The trouble with light rail and subway, some say, is that it only serves a small area around each station, and that vast areas can be left to dependence on cars. Planners consider mass transit service areas around light rail stations and subway stops to be about 1/4 mile — any farther and you’ll see significantly diminishing interest in making the trek.
But that’s for walking — and not biking.
A Rails to Trails Conservancy report from earlier this year addresses this very issue, noting that “bicycling in particular has great potential to allow more people to access public transportation conveniently. Accessing public
transportation by bicycle can shorten travel times significantly. Because bicyclists travel about four times as fast as pedestrians, convenient access by bicycle can increase the geographic area served by one transit station 16-fold (see map).”
Infrastructure can include on-street bike paths, bike storage facilities and off-street trails.
The New York Times just featured a story about bus rapid transit in Bogota, Colombia — noting that, terminal stations are equipped with huge bicycle parking facilities and a network of bicycle paths and sidewalks were built leading to the stations. (Transportation Alternatives provides more information on providing bike parking at transit stations.)
In Minneapolis, a bike trail runs alongside much of the Hiawatha Light Rail corridor and the city’s Midtown Greenway hooks up to the line. (The rail cars themselves feature interior bike racks.)
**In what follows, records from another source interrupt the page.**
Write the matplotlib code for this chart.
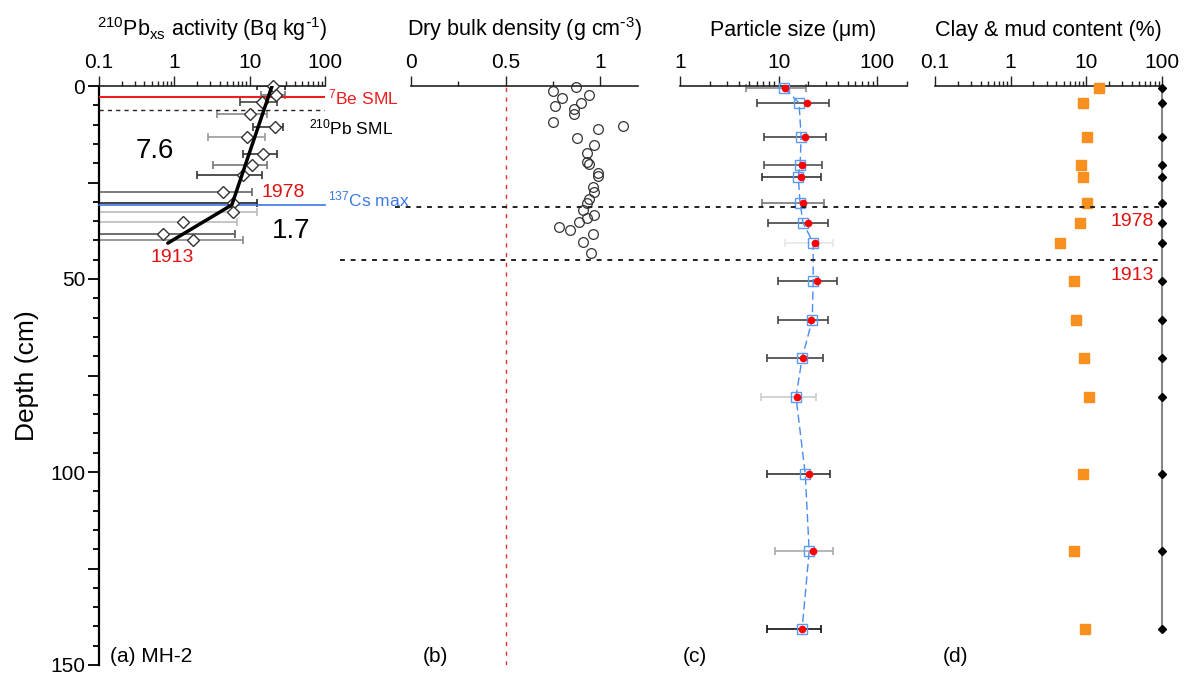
import matplotlib
matplotlib.use('Agg')
import matplotlib.pyplot as plt
import matplotlib.ticker as mticker
from matplotlib.lines import Line2D
from matplotlib.transforms import blended_transform_factory

plt.rcParams['font.family'] = ['Liberation Sans', 'DejaVu Sans']
plt.rcParams['mathtext.default'] = 'regular'

# ---------------- data ----------------
# (a) 210Pb excess activity (Bq/kg)
pb_depth = [0.0, 2.3, 4.1, 7.3, 10.5, 13.3, 17.6, 20.5, 23.0, 27.4, 30.4, 32.6, 35.2, 38.3, 40.0]
pb_activity = [20.5, 22.4, 14.6, 10.1, 21.7, 9.2, 15.1, 10.8, 8.2, 4.4, 6.0, 6.0, 1.3, 0.71, 1.77]
pb_err_low = [12.5, 14, 7.5, 3.7, 11.1, 2.8, 8.2, 3.3, 2.0, 0.05, 0.05, 0.05, 0.05, 0.05, 0.05]
pb_err_high = [29.5, 29.5, 23.1, 17.0, 27.8, 16.0, 23.1, 17.0, 14.6, 10.8, 12.5, 12.5, 6.8, 6.4, 8.2]
pb_err_color = ['#222222', '#777777', '#444444', '#888888', '#333333', '#999999', '#333333',
                '#777777', '#333333', '#666666', '#222222', '#bbbbbb', '#bbbbbb', '#555555', '#888888']
fit_depth = [0.0, 30.8, 40.7]
fit_activity = [19.8, 5.8, 0.82]
be_sml_depth = 2.8
pb_sml_depth = 6.2
cs_max_depth = 30.8
rate_labels = ['7.6', '1.7']
year_1978_depth = 31.3
year_1913_depth = 45.1

# (b) dry bulk density (g/cm3)
dbd_depth = [0.3, 1.3, 2.3, 3.1, 4.3, 5.3, 6.0, 7.3, 9.4, 10.3, 11.2, 13.5, 15.3, 17.4, 19.7,
             20.3, 22.5, 23.3, 26.1, 27.4, 29.3, 30.4, 32.0, 33.4, 34.3, 35.2, 36.5, 37.3, 38.3,
             40.4, 43.3]
dbd_value = [0.87, 0.75, 0.94, 0.80, 0.90, 0.76, 0.86, 0.86, 0.75, 1.12, 0.99, 0.88, 0.97, 0.93,
             0.93, 0.94, 0.99, 0.99, 0.96, 0.97, 0.94, 0.93, 0.91, 0.97, 0.93, 0.89, 0.78, 0.84,
             0.96, 0.91, 0.95]
dbd_reference = 0.5

# (c) particle size (um) and (d) clay & mud content (%)
grain_depth = [0.5, 4.4, 13.2, 20.5, 23.5, 30.4, 35.5, 40.6, 50.6, 60.6, 70.4, 80.6, 100.5, 120.5, 140.6]
size_mean = [11.4, 16.1, 16.9, 16.5, 15.8, 16.5, 17.7, 22.4, 22.4, 21.9, 17.3, 15.0, 18.6, 20.4, 17.3]
size_median = [11.6, 19.5, 18.5, 17.3, 16.9, 17.7, 19.9, 23.5, 24.6, 21.4, 17.7, 15.4, 20.4, 22.4, 17.3]
size_err_low = [4.7, 6.0, 7.1, 7.1, 6.8, 6.8, 7.8, 11.6, 9.9, 9.9, 7.6, 6.6, 7.6, 9.2, 7.6]
size_err_high = [19, 32.5, 30, 27.7, 27, 29, 31.8, 35.8, 39, 32, 28, 24, 33, 35.8, 27]
size_err_color = ['#888888', '#444444', '#444444', '#555555', '#333333', '#777777', '#444444',
                  '#e6e6e6', '#444444', '#444444', '#444444', '#cccccc', '#333333', '#aaaaaa', '#111111']
clay_pct = [14.9, 9.1, 10.3, 8.6, 9.1, 10.3, 8.3, 4.5, 6.9, 7.2, 9.4, 11.0, 8.9, 6.9, 9.7]
mud_pct = [100, 100, 100, 100, 100, 100, 100, 100, 100, 100, 100, 100, 100, 100, 100]

# ---------------- figure ----------------
W, H = 1192, 675
fig = plt.figure(figsize=(W / 100, H / 100), dpi=100)
y_top = 1 - 86 / H
y_bot = 1 - 665 / H


def add_panel(x0, x1, share=None):
    return fig.add_axes([x0 / W, y_bot, (x1 - x0) / W, y_top - y_bot], sharey=share)


def ftext(x, y, s, **kw):
    fig.text(x / W, 1 - y / H, s, **kw)


axa = add_panel(99, 325)
axb = add_panel(411, 638, axa)
axc = add_panel(680, 907, axa)
axd = add_panel(935, 1162, axa)

TICK_FS = 15
TITLE_FS = 15.5

for ax in (axa, axb, axc, axd):
    ax.set_facecolor('none')
    for s in ('bottom', 'right'):
        ax.spines[s].set_visible(False)
    ax.spines['top'].set_linewidth(1.2)
    ax.spines['top'].set_color('#222222')
    ax.xaxis.tick_top()
    ax.xaxis.set_label_position('top')
    ax.tick_params(axis='x', which='major', direction='out', length=7, width=1,
                   labelsize=TICK_FS, pad=3, color='#222222')
    ax.tick_params(axis='x', which='minor', direction='out', length=3.5, width=1, color='#222222')
    if ax is not axa:
        ax.spines['left'].set_visible(False)
        ax.tick_params(axis='y', which='both', left=False, labelleft=False)

axa.set_ylim(150, 0)
axa.yaxis.set_major_locator(mticker.MultipleLocator(25))
axa.yaxis.set_major_formatter(mticker.FuncFormatter(lambda v, p: f'{v:g}' if v % 50 == 0 else ''))
axa.yaxis.set_minor_locator(mticker.MultipleLocator(5))
axa.tick_params(axis='y', which='major', direction='out', length=8, width=1.3, labelsize=TICK_FS, pad=2)
axa.tick_params(axis='y', which='minor', direction='out', length=4, width=1.3)
axa.spines['left'].set_linewidth(1.6)
axa.set_ylabel('Depth (cm)', fontsize=19, labelpad=8)


def log_axis(ax, lo, hi, majors, labels):
    ax.set_xscale('log')
    ax.set_xlim(lo, hi)
    ax.xaxis.set_major_locator(mticker.FixedLocator(majors))
    ax.xaxis.set_major_formatter(mticker.FixedFormatter(labels))
    ax.xaxis.set_minor_locator(mticker.LogLocator(base=10, subs=range(2, 10), numticks=20))
    ax.xaxis.set_minor_formatter(mticker.NullFormatter())


# ---- panel (a)
log_axis(axa, 0.1, 100, [0.1, 1, 10, 100], ['0.1', '1', '10', '100'])
axa.set_xlabel(r'$^{210}$Pb$_{xs}$ activity (Bq kg$^{\text{-}1}$)', fontsize=TITLE_FS, labelpad=12)
for d, v, lo, hi, c in zip(pb_depth, pb_activity, pb_err_low, pb_err_high, pb_err_color):
    axa.errorbar([v], [d], xerr=[[v - lo], [hi - v]], fmt='none', ecolor=c, elinewidth=1.2,
                 capsize=3, capthick=1.2, zorder=2)
axa.axhline(be_sml_depth, color='#ee1c1c', lw=1.5, zorder=3)
axa.axhline(pb_sml_depth, color='#222222', lw=1, ls=(0, (3, 3)), zorder=3)
axa.plot([0.1, 100], [cs_max_depth, cs_max_depth], color='#3b78e7', lw=1.2, zorder=3, clip_on=False)
axa.plot(pb_activity, pb_depth, ls='none', marker='D', ms=6.5, mfc='white', mec='#333333',
         mew=1, zorder=4, clip_on=False)
axa.plot(fit_activity, fit_depth, color='black', lw=2.5, zorder=5, solid_capstyle='round')

ftext(155, 151, rate_labels[0], fontsize=20, ha='center', va='center')
ftext(291, 231, rate_labels[1], fontsize=20, ha='center', va='center')
ftext(172, 258, '1913', fontsize=14, color='#e01010', ha='center', va='center')
ftext(283, 192, '1978', fontsize=14, color='#e01010', ha='center', va='center')
ftext(328, 199, '$^{137}$Cs max', fontsize=12.5, color='#3b78e7', ha='left', va='center')
ftext(328, 97, '$^{7}$Be SML', fontsize=12.5, color='#ee1c1c', ha='left', va='center')
ftext(309, 127, '$^{210}$Pb SML', fontsize=12.5, color='black', ha='left', va='center')

# ---- panel (b)
axb.set_xlim(0, 1.2)
axb.xaxis.set_major_locator(mticker.FixedLocator([0, 0.5, 1]))
axb.xaxis.set_major_formatter(mticker.FixedFormatter(['0', '0.5', '1']))
axb.xaxis.set_minor_locator(mticker.FixedLocator([0.25, 0.75]))
axb.set_xlabel(r'Dry bulk density (g cm$^{\text{-}3}$)', fontsize=TITLE_FS, labelpad=12)
axb.axvline(dbd_reference, color='#e03030', lw=1, ls=(0, (3, 4)))
axb.plot(dbd_value, dbd_depth, ls='none', marker='o', ms=7, mfc='none', mec='#333333', mew=0.9,
         clip_on=False)

# ---- panel (c)
log_axis(axc, 1, 200, [1, 10, 100], ['1', '10', '100'])
axc.set_xlabel('Particle size (μm)', fontsize=TITLE_FS, labelpad=12)
for d, lo, hi, c, m in zip(grain_depth, size_err_low, size_err_high, size_err_color, size_median):
    axc.errorbar([m], [d], xerr=[[m - lo], [hi - m]], fmt='none', ecolor=c, elinewidth=1.2,
                 capsize=3, capthick=1.2, zorder=2, clip_on=False)
axc.plot(size_mean, grain_depth, color='#4a8af4', lw=1, ls=(0, (6, 3)), zorder=3)
axc.plot(size_mean, grain_depth, ls='none', marker='s', ms=7.5, mfc='none', mec='#5b9bf5',
         mew=1, zorder=4, clip_on=False)
axc.plot(size_median, grain_depth, ls='none', marker='o', ms=4.5, color='#ff0000', zorder=5,
         clip_on=False)

# ---- panel (d)
log_axis(axd, 0.1, 100, [0.1, 1, 10, 100], ['0.1', '1', '10', '100'])
axd.set_xlabel('Clay & mud content (%)', fontsize=TITLE_FS, labelpad=12)
axd.plot(mud_pct, grain_depth, color='#888888', lw=1.5, zorder=2, clip_on=False)
axd.plot(mud_pct, grain_depth, ls='none', marker='D', ms=4.5, color='black', zorder=3, clip_on=False)
axd.plot(clay_pct, grain_depth, ls='none', marker='s', ms=7.5, color='#f7901e', zorder=3,
         clip_on=False)
ftext(1132, 222, '1978', fontsize=14, color='#e01010', ha='center', va='center')
ftext(1132, 275, '1913', fontsize=14, color='#e01010', ha='center', va='center')

# ---- horizontal event lines spanning panels
bt = blended_transform_factory(fig.transFigure, axa.transData)
fig.add_artist(Line2D([395 / W, 1162 / W], [year_1978_depth, year_1978_depth], transform=bt,
                      color='#222222', lw=1.4, ls=(0, (2.5, 3))))
fig.add_artist(Line2D([340 / W, 1162 / W], [year_1913_depth, year_1913_depth], transform=bt,
                      color='#222222', lw=1.4, ls=(0, (2.5, 3))))

# ---- panel labels
ftext(110, 656, '(a) MH-2', fontsize=15, ha='left', va='center')
ftext(423, 656, '(b)', fontsize=15, ha='left', va='center')
ftext(683, 656, '(c)', fontsize=15, ha='left', va='center')
ftext(943, 656, '(d)', fontsize=15, ha='left', va='center')

fig.savefig('out.png', dpi=100)
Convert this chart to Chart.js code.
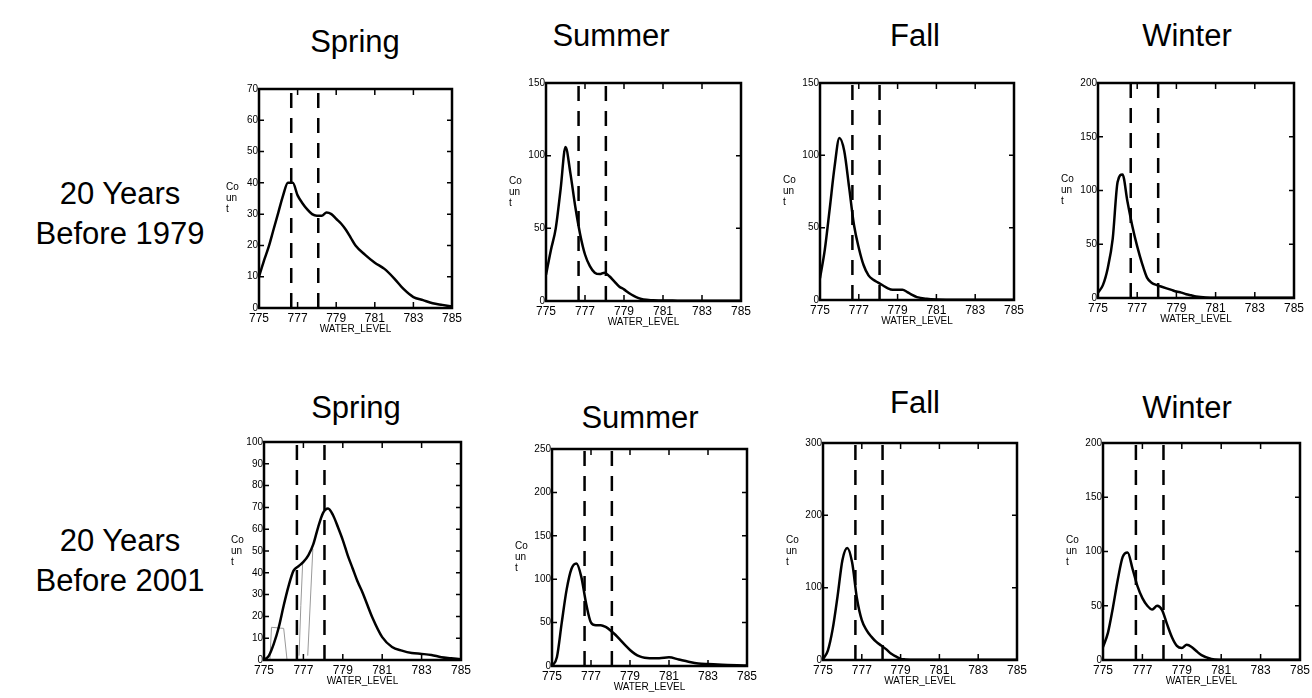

In Dallas, The Trust for Public Land has worked with the city to create the Chalk Hill off-street trail, which will directly connect to one of the city’s light rail stations. In fact, Dallas has a greater trail network plan in which there will be six different light rail stations directly connecting to trails currently funded and in the design process. The trails also connect parks and neighborhoods. (A map showing the city’s trail plans with its existing and planned light rail routes can be viewed here.)